Melhores momentos de uma arte decorrem da desvinculação do poder

INÁCIO ARAUJO
CRÍTICO DE CINEMA

Desde os anos 50 o cinema brasileiro não teve uma década tão estranha quanto a de 90. Começou com o fechamento da Embrafilme, no primeiro dia do governo do ex-presidente Fernando Collor de Mello (90-92). O pessoal do cinema odeia Collor por isso. Na verdade, é uma medida que poderia ter engrandecido esse governo, não fosse ela de plena má-fé.
Collor não queria acabar com a Embrafilme, e sim com o cinema do Brasil. Foi o que se pode chamar de tiro pela culatra: o fim da empresa acabou colocando o cinema em relevo e abriu espaço para a necessidade do debate sobre produção de imagens do país.
Mais: se por fatos reais ou imaginários o cinema era estigmatizado pela mídia, virou subitamente vítima. E todo mundo tem simpatia pelas vítimas. Se, logo após o fim da Embrafilme a produção estancou, filmes que surgem em meados da década demonstram uma vitalidade exemplar, como a significar que o desejo de mostrar imagens não sucumbiria tão fácil. Em geral, esses são os melhores momentos de uma arte: quando sua vinculação ao poder é mínima ou, de preferência, inexiste.
É aí que surgem as promessas mais significativas do cinema brasileiro nesta década: Lirio Ferreira e Paulo Caldas ("Baile Perfumado"), Tata Amaral ("Um Céu de Estrelas") e Beto Brant ("O Matador"), entre outros. Ou quando se confirma o talento de um Ugo Giorgetti ("Sábado"). No Rio, Walter Lima vem com "O Monge e a Filha do Carrasco". Em São Paulo, Carlos Reichenbach aparece com "Alma Corsária".
São filmes imperfeitos, quase sempre arrancados do nada, feitos na raça e destinados a público nenhum (pois o hábito de ver filmes nacionais se perdera e os cinemas praticamente não os exibiam). Mas é da imperfeição e da precariedade que esses filmes tiram boa parte de seu encanto.
A segunda metade da década é, como gosta de chamar o MinC, de "retomada". Portanto, de política. A Lei do Audiovisual passa a funcionar. Os recursos abundam. Os filmes passam por um período de acentuado aperfeiçoamento técnico. E de corrida ao Oscar! Como o novo rico que se enche de adornos sem perceber o ridículo da coisa, não raro os filmes passam a ostentar produção e a cortejar desavergonhadamente o público.

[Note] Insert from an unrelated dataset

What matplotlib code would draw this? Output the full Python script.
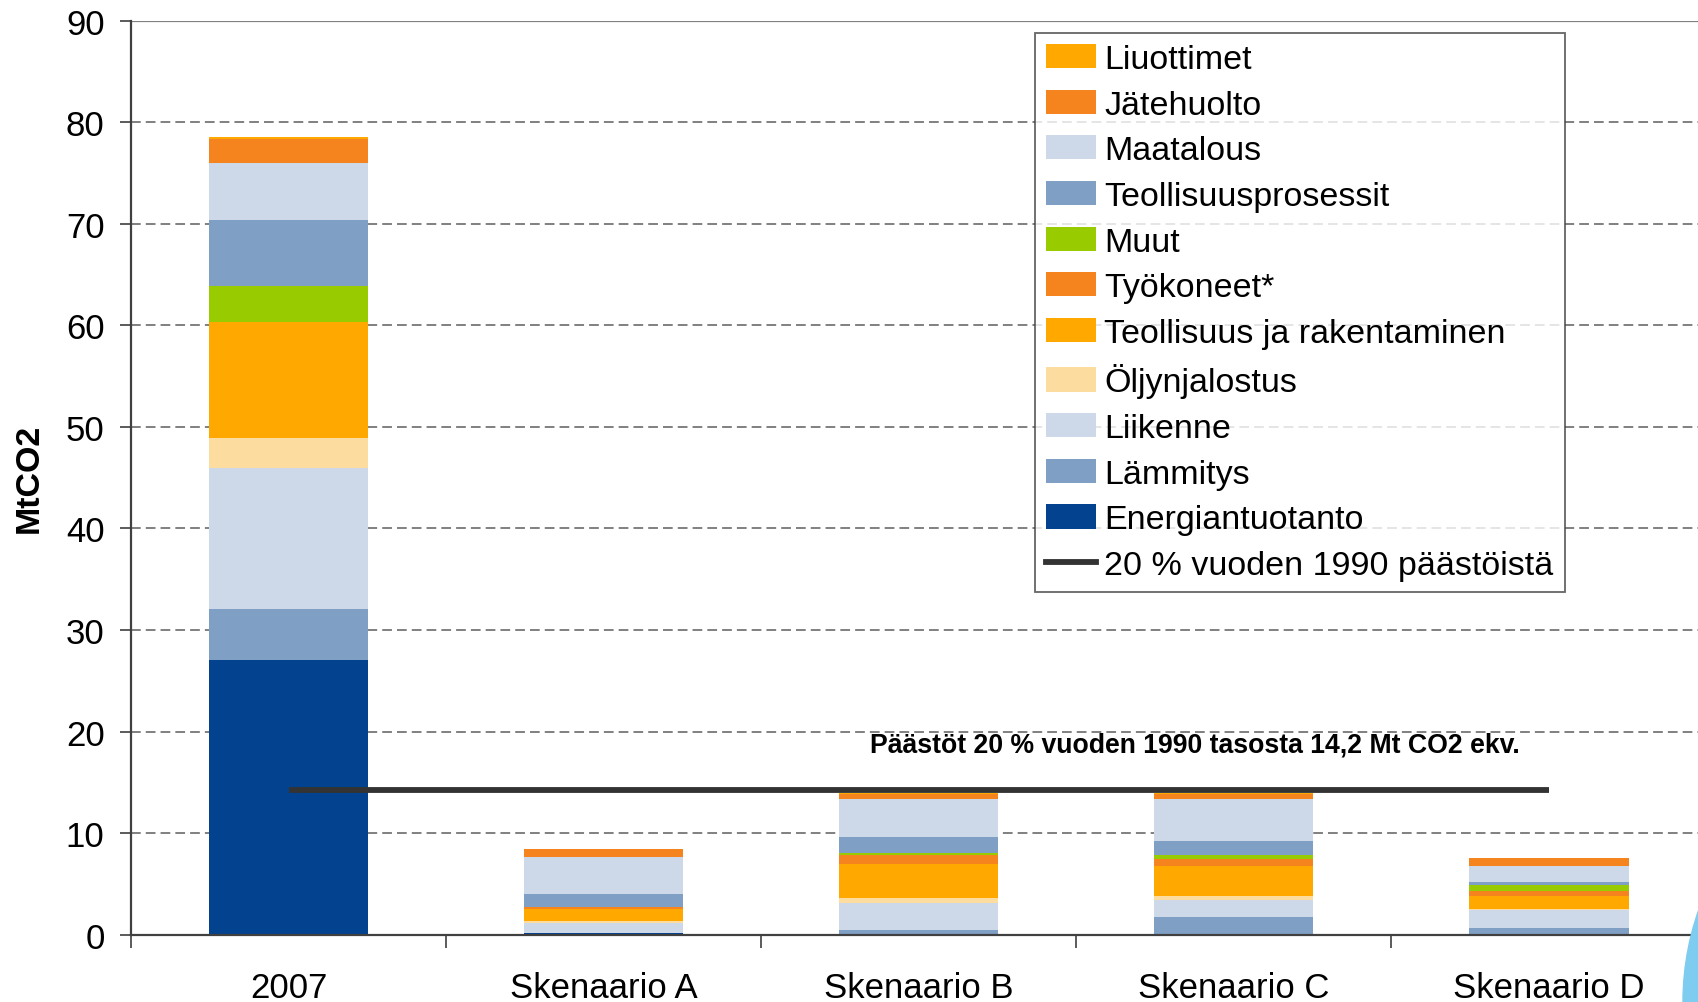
import matplotlib
matplotlib.use("Agg")
import matplotlib.pyplot as plt
import numpy as np
from matplotlib.patches import Ellipse
from matplotlib.lines import Line2D
from matplotlib.patches import Patch

plt.rcParams['font.family'] = ['Liberation Sans', 'DejaVu Sans']

categories = ['2007', 'Skenaario A', 'Skenaario B', 'Skenaario C', 'Skenaario D']
energiantuotanto = [27.08, 0.15, 0.0, 0.0, 0.09]
lammitys = [5.01, 0.0, 0.45, 1.73, 0.59]
liikenne = [13.87, 1.0, 2.66, 1.68, 1.77]
oljynjalostus = [2.98, 0.17, 0.49, 0.39, 0.10]
teollisuus = [11.38, 1.18, 3.35, 2.95, 1.29]
tyokoneet = [0.0, 0.23, 0.89, 0.69, 0.49]
muut = [3.55, 0.0, 0.20, 0.40, 0.59]
prosessit = [6.50, 1.25, 1.57, 1.38, 0.26]
maatalous = [5.61, 3.64, 3.74, 4.13, 1.57]
jatehuolto = [2.37, 0.80, 0.50, 0.50, 0.79]
liuottimet = [0.19, 0.0, 0.05, 0.05, 0.0]
target_level = 14.2

series = [
    ('Energiantuotanto', energiantuotanto, '#03428F'),
    ('Lämmitys', lammitys, '#7F9FC5'),
    ('Liikenne', liikenne, '#CDD9E8'),
    ('Öljynjalostus', oljynjalostus, '#FDDD9F'),
    ('Teollisuus ja rakentaminen', teollisuus, '#FFA800'),
    ('Työkoneet*', tyokoneet, '#F5841F'),
    ('Muut', muut, '#99CC00'),
    ('Teollisuusprosessit', prosessit, '#7F9FC5'),
    ('Maatalous', maatalous, '#CDD9E8'),
    ('Jätehuolto', jatehuolto, '#F5841F'),
    ('Liuottimet', liuottimet, '#FFA800'),
]

W, H = 1698, 1003
fig = plt.figure(figsize=(W / 100, H / 100), dpi=100)
ax = fig.add_axes([131 / W, 1 - 935.6 / H, 1575.6 / W, 913.9 / H])

x = np.arange(len(categories))
bottom = np.zeros(len(categories))
handles = []
for name, vals, col in series:
    v = np.array(vals, dtype=float)
    ax.bar(x, v, 0.505, bottom=bottom, color=col, zorder=3, linewidth=0)
    bottom += v
    handles.append(Patch(facecolor=col, edgecolor='none', label=name))

ax.plot([x[0], x[-1]], [target_level, target_level], color='#333333', lw=4.2,
        zorder=4, solid_capstyle='butt')

ax.text(2.875, 18.7, 'Päästöt 20 % vuoden 1990 tasosta 14,2 Mt CO2 ekv.',
        ha='center', va='center', fontsize=19.2, fontweight='bold',
        family=['Liberation Sans'], zorder=5)

ax.set_xlim(-0.5, 4.5)
ax.set_ylim(0, 90)
ax.set_yticks(np.arange(0, 91, 10))
ax.set_yticklabels([str(v) for v in range(0, 91, 10)])
for yv in range(10, 90, 10):
    ax.axhline(yv, color='#808080', lw=1.4, linestyle=(0, (5, 2.6)), zorder=1)
ax.axhline(90, color='#808080', lw=1.6, zorder=1)

ax.set_xticks(np.arange(-0.5, 5.0, 1.0))
ax.set_xticklabels([])
ax.set_xticks(x, minor=True)
ax.set_xticklabels(categories, minor=True)
ax.tick_params(axis='x', which='major', direction='out', length=9, width=1.2, color='#404040')
ax.tick_params(axis='x', which='minor', length=0, pad=26, labelsize=25)
ax.tick_params(axis='y', direction='out', length=8, width=1.2, color='#404040', pad=11, labelsize=25)

for s in ['top', 'right']:
    ax.spines[s].set_visible(False)
ax.spines['left'].set_color('#404040')
ax.spines['left'].set_linewidth(1.6)
ax.spines['bottom'].set_color('#404040')
ax.spines['bottom'].set_linewidth(1.6)
ax.spines['bottom'].set_zorder(6)

fig.text(29 / W, 1 - 478 / H, 'MtCO2', rotation=90, ha='center', va='center',
         fontsize=24.5, fontweight='bold', family=['Liberation Sans'])

leg_handles = handles[::-1] + [Line2D([0], [0], color='#333333', lw=4.2,
                                      label='20 % vuoden 1990 päästöistä')]
leg = fig.legend(handles=leg_handles, loc='upper left',
                 bbox_to_anchor=(1035 / W, 1 - 34 / H), fontsize=24.5,
                 frameon=True, fancybox=False, borderaxespad=0,
                 handlelength=1.47, handleheight=0.72, handletextpad=0.25,
                 labelspacing=0.43, borderpad=0.32)
leg.get_frame().set_edgecolor('#404040')
leg.get_frame().set_linewidth(1.3)

# partial logo shape at bottom-right corner
fig.patches.append(Ellipse((1960 / W, 0.0), 2 * 277 / W, 2 * 277 / H,
                           transform=fig.transFigure, color='#7ECCF0',
                           zorder=0))

fig.savefig('out.png', dpi=100)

A média da produção decai, apesar das exceções. A mais evidente é "Central do Brasil". Feito num momento em que o Real ia de vento em popa (ou parecia ir), esse foi o filme de um país em busca de sua regeneração. Oportuno, mas não oportunista, o que de fato interessa ali é a sincera e obstinada busca do pai. Ela faz a força do filme, para além de reservas que possa suscitar. Menos evidentes, não raro muito atacados, são "Orfeu", de Carlos Diegues, e "O Viajante",de Paulo Cesar Saraceni (que acredito ser a obra-prima brasileira da década). Um é cinema-espetáculo. O outro, cinema novo ortodoxo.
Do ponto de vista político, a segunda metade da década assistiu à ascensão e queda do modelo de financiamento por renúncia fiscal. Chegou-se hoje ao ponto central da questão: como fazer filmes (e querer que sejam lucrativos) se não há exibição consistente para eles? Nessa hora entra a TV. Como estabelecer contato com ela, sem fazer do cinema seu apêndice é o maior abacaxi que terá de ser descascado no novo século.